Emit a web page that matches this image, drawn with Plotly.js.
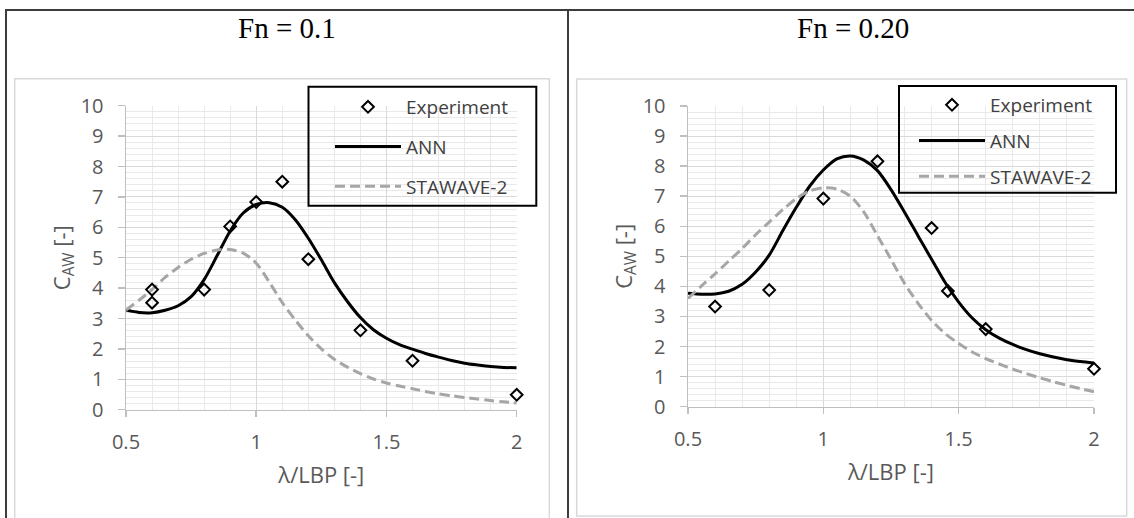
<!DOCTYPE html>
<html>
<head>
<meta charset="utf-8">
<script src="https://cdn.plot.ly/plotly-3.0.1.min.js"></script>
<style>html,body{margin:0;padding:0;background:#fff;}#chart{width:1134px;height:518px;}</style>
</head>
<body>
<div id="chart"></div>
<script>
// ---------- data ----------
const panelTitles = ["Fn = 0.1", "Fn = 0.20"];
const seriesNames = ["Experiment", "ANN", "STAWAVE-2"];
const xTitle = "λ/LBP [-]";
const yTitle = "C<sub>AW</sub> [-]";

// Fn = 0.1
const expX1 = [0.6, 0.6, 0.8, 0.9, 1.0, 1.1, 1.2, 1.4, 1.6, 2.0];
const expY1 = [3.95, 3.52, 3.95, 6.03, 6.83, 7.5, 4.95, 2.61, 1.61, 0.49];
const annX1 = [0.5, 0.55, 0.6, 0.65, 0.7, 0.75, 0.8, 0.85, 0.9, 0.95, 1.0, 1.05, 1.1, 1.15, 1.2, 1.25, 1.3, 1.35, 1.4, 1.45, 1.5, 1.55, 1.6, 1.65, 1.7, 1.75, 1.8, 1.85, 1.9, 1.95, 2.0];
const annY1 = [3.28, 3.2, 3.19, 3.27, 3.42, 3.72, 4.28, 5.07, 5.88, 6.47, 6.75, 6.81, 6.66, 6.25, 5.64, 4.93, 4.18, 3.56, 3.03, 2.63, 2.35, 2.14, 1.99, 1.85, 1.73, 1.62, 1.53, 1.47, 1.42, 1.39, 1.38];
const staX1 = [0.5, 0.55, 0.6, 0.65, 0.7, 0.75, 0.8, 0.85, 0.9, 0.95, 1.0, 1.05, 1.1, 1.15, 1.2, 1.25, 1.3, 1.35, 1.4, 1.45, 1.5, 1.55, 1.6, 1.65, 1.7, 1.75, 1.8, 1.85, 1.9, 1.95, 2.0];
const staY1 = [3.28, 3.6, 3.95, 4.35, 4.68, 4.95, 5.14, 5.25, 5.27, 5.15, 4.82, 4.2, 3.52, 2.95, 2.43, 2.0, 1.66, 1.4, 1.19, 1.01, 0.88, 0.78, 0.69, 0.6, 0.52, 0.46, 0.4, 0.35, 0.3, 0.26, 0.22];

// Fn = 0.20
const expX2 = [0.6, 0.8, 1.0, 1.2, 1.4, 1.46, 1.6, 2.0];
const expY2 = [3.33, 3.88, 6.92, 8.16, 5.94, 3.85, 2.58, 1.26];
const annX2 = [0.5, 0.55, 0.6, 0.65, 0.7, 0.75, 0.8, 0.85, 0.9, 0.95, 1.0, 1.05, 1.1, 1.15, 1.2, 1.25, 1.3, 1.35, 1.4, 1.45, 1.5, 1.55, 1.6, 1.65, 1.7, 1.75, 1.8, 1.85, 1.9, 1.95, 2.0];
const annY2 = [3.77, 3.74, 3.75, 3.84, 4.07, 4.48, 5.04, 5.85, 6.63, 7.34, 7.87, 8.24, 8.34, 8.2, 7.85, 7.22, 6.47, 5.68, 4.9, 4.13, 3.48, 2.95, 2.56, 2.28, 2.07, 1.9, 1.76, 1.65, 1.56, 1.5, 1.45];
const staX2 = [0.5, 0.55, 0.6, 0.65, 0.7, 0.75, 0.8, 0.85, 0.9, 0.95, 1.0, 1.05, 1.1, 1.15, 1.2, 1.25, 1.3, 1.35, 1.4, 1.45, 1.5, 1.55, 1.6, 1.65, 1.7, 1.75, 1.8, 1.85, 1.9, 1.95, 2.0];
const staY2 = [3.6, 4.02, 4.42, 4.84, 5.26, 5.72, 6.14, 6.55, 6.92, 7.18, 7.28, 7.24, 7.0, 6.47, 5.69, 4.9, 4.1, 3.44, 2.87, 2.43, 2.1, 1.82, 1.6, 1.42, 1.25, 1.1, 0.96, 0.83, 0.71, 0.6, 0.5];

// ---------- layout helpers ----------
const W = 1134, H = 518;
const px = v => v / W;
const py = v => 1 - v / H;

const tickFont = {family: "Open Sans, Noto Sans, sans-serif", size: 20, color: "#595959"};
const axTitleFont = {family: "Open Sans, Noto Sans, sans-serif", size: 22, color: "#595959"};
const legFont = {family: "Open Sans, Noto Sans, sans-serif", size: 19, color: "#404040"};

function traces(xa, ya, leg, eX, eY, aX, aY, sX, sY) {
  return [
    {type: "scatter", mode: "lines", x: aX, y: aY, name: seriesNames[1], xaxis: xa, yaxis: ya, legend: leg,
     legendrank: 2, legendgroup: leg + "b", line: {color: "#000000", width: 3, shape: "spline", smoothing: 0.8}, cliponaxis: false},
    {type: "scatter", mode: "lines", x: sX, y: sY, name: seriesNames[2], xaxis: xa, yaxis: ya, legend: leg,
     legendrank: 3, legendgroup: leg + "c", line: {color: "#a6a6a6", width: 3, dash: "10px,5px", shape: "spline", smoothing: 0.8}, cliponaxis: false},
    {type: "scatter", mode: "markers", x: eX, y: eY, name: seriesNames[0], xaxis: xa, yaxis: ya, legend: leg,
     legendrank: 1, legendgroup: leg + "a", marker: {symbol: "diamond-open", size: 9, color: "#000000", line: {width: 2, color: "#000000"}}, cliponaxis: false}
  ];
}

const data = [].concat(
  traces("x", "y", "legend", expX1, expY1, annX1, annY1, staX1, staY1),
  traces("x2", "y2", "legend2", expX2, expY2, annX2, annY2, staX2, staY2)
);

function xAxis(dom, anchor) {
  return {domain: dom, anchor: anchor, range: [0.5, 2], tick0: 0.5, dtick: 0.5,
    showgrid: true, gridcolor: "#d9d9d9", gridwidth: 1,
    minor: {dtick: 0.1, showgrid: true, gridcolor: "#e9e9e9", gridwidth: 1},
    showline: true, linecolor: "#bfbfbf", linewidth: 1.5, zeroline: false,
    ticks: "outside", ticklen: 6, tickwidth: 1.5, tickcolor: "#bfbfbf", tickfont: tickFont, ticklabelstandoff: 8,
    title: {text: xTitle, font: axTitleFont, standoff: 13}, fixedrange: true};
}
function yAxis(dom, anchor) {
  return {domain: dom, anchor: anchor, range: [0, 10], tick0: 0, dtick: 1,
    showgrid: true, gridcolor: "#d9d9d9", gridwidth: 1,
    minor: {dtick: 0.2, showgrid: true, gridcolor: "#e9e9e9", gridwidth: 1},
    showline: true, linecolor: "#bfbfbf", linewidth: 1.5, zeroline: false,
    ticks: "outside", ticklen: 7, tickwidth: 1.5, tickcolor: "#bfbfbf", tickfont: tickFont, ticklabelstandoff: 10,
    title: {text: yTitle, font: axTitleFont, standoff: 4}, fixedrange: true};
}

const frame = "#3c3c3c", area = "#d9d9d9";
const shapes = [
  {type: "line", xref: "paper", yref: "paper", x0: px(5), x1: px(1134), y0: py(10), y1: py(10), line: {color: frame, width: 2}},
  {type: "line", xref: "paper", yref: "paper", x0: px(6), x1: px(6), y0: py(10), y1: py(520), line: {color: frame, width: 2}},
  {type: "line", xref: "paper", yref: "paper", x0: px(568), x1: px(568), y0: py(10), y1: py(520), line: {color: frame, width: 2}},
  {type: "rect", xref: "paper", yref: "paper", x0: px(14.7), x1: px(549.3), y0: py(78.7), y1: py(530), line: {color: area, width: 1.5}},
  {type: "rect", xref: "paper", yref: "paper", x0: px(576.7), x1: px(1126.7), y0: py(79), y1: py(516), line: {color: area, width: 1.5}},
  {type: "rect", xref: "paper", yref: "paper", x0: px(308.5), x1: px(536.3), y0: py(86.7), y1: py(205.7), line: {color: "#000000", width: 2}},
  {type: "rect", xref: "paper", yref: "paper", x0: px(899), x1: px(1116), y0: py(86), y1: py(192.7), line: {color: "#000000", width: 2}}
];

const titleFont = {family: "Liberation Serif, Times New Roman, serif", size: 29, color: "#000000"};
const annotations = [
  {text: panelTitles[0], xref: "paper", yref: "paper", x: px(287), y: py(28), xanchor: "center", yanchor: "middle", showarrow: false, font: titleFont},
  {text: panelTitles[1], xref: "paper", yref: "paper", x: px(853), y: py(28), xanchor: "center", yanchor: "middle", showarrow: false, font: titleFont}
];

function legendCfg(x, y, gap) {
  return {x: x, y: y, xanchor: "left", yanchor: "top", bgcolor: "rgba(0,0,0,0)", borderwidth: 0,
    font: legFont, itemwidth: 66, tracegroupgap: gap, traceorder: "grouped", itemclick: false, itemdoubleclick: false};
}

const layout = {
  width: W, height: H, margin: {l: 0, r: 0, t: 0, b: 0},
  paper_bgcolor: "#ffffff", plot_bgcolor: "#ffffff",
  showlegend: true,
  xaxis: xAxis([px(126), px(516.7)], "y"),
  yaxis: yAxis([py(409.7), py(105.7)], "x"),
  xaxis2: xAxis([px(688), px(1094)], "y2"),
  yaxis2: yAxis([py(406.7), py(106)], "x2"),
  legend: legendCfg(px(330), py(88), 12),
  legend2: legendCfg(px(914), py(86), 8),
  shapes: shapes,
  annotations: annotations
};

Plotly.newPlot("chart", data, layout, {displayModeBar: false, staticPlot: true});
</script>
</body>
</html>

* * * *

* [Work required]
Make an exact copy of the lines from the top of the material through the line with "0.3, 0.26, 0.22];", pictures excluded.

* [In response]
Emit a web page that matches this image, drawn with Plotly.js.
<!DOCTYPE html>
<html>
<head>
<meta charset="utf-8">
<script src="https://cdn.plot.ly/plotly-3.0.1.min.js"></script>
<style>html,body{margin:0;padding:0;background:#fff;}#chart{width:1134px;height:518px;}</style>
</head>
<body>
<div id="chart"></div>
<script>
// ---------- data ----------
const panelTitles = ["Fn = 0.1", "Fn = 0.20"];
const seriesNames = ["Experiment", "ANN", "STAWAVE-2"];
const xTitle = "λ/LBP [-]";
const yTitle = "C<sub>AW</sub> [-]";

// Fn = 0.1
const expX1 = [0.6, 0.6, 0.8, 0.9, 1.0, 1.1, 1.2, 1.4, 1.6, 2.0];
const expY1 = [3.95, 3.52, 3.95, 6.03, 6.83, 7.5, 4.95, 2.61, 1.61, 0.49];
const annX1 = [0.5, 0.55, 0.6, 0.65, 0.7, 0.75, 0.8, 0.85, 0.9, 0.95, 1.0, 1.05, 1.1, 1.15, 1.2, 1.25, 1.3, 1.35, 1.4, 1.45, 1.5, 1.55, 1.6, 1.65, 1.7, 1.75, 1.8, 1.85, 1.9, 1.95, 2.0];
const annY1 = [3.28, 3.2, 3.19, 3.27, 3.42, 3.72, 4.28, 5.07, 5.88, 6.47, 6.75, 6.81, 6.66, 6.25, 5.64, 4.93, 4.18, 3.56, 3.03, 2.63, 2.35, 2.14, 1.99, 1.85, 1.73, 1.62, 1.53, 1.47, 1.42, 1.39, 1.38];
const staX1 = [0.5, 0.55, 0.6, 0.65, 0.7, 0.75, 0.8, 0.85, 0.9, 0.95, 1.0, 1.05, 1.1, 1.15, 1.2, 1.25, 1.3, 1.35, 1.4, 1.45, 1.5, 1.55, 1.6, 1.65, 1.7, 1.75, 1.8, 1.85, 1.9, 1.95, 2.0];
const staY1 = [3.28, 3.6, 3.95, 4.35, 4.68, 4.95, 5.14, 5.25, 5.27, 5.15, 4.82, 4.2, 3.52, 2.95, 2.43, 2.0, 1.66, 1.4, 1.19, 1.01, 0.88, 0.78, 0.69, 0.6, 0.52, 0.46, 0.4, 0.35, 0.3, 0.26, 0.22];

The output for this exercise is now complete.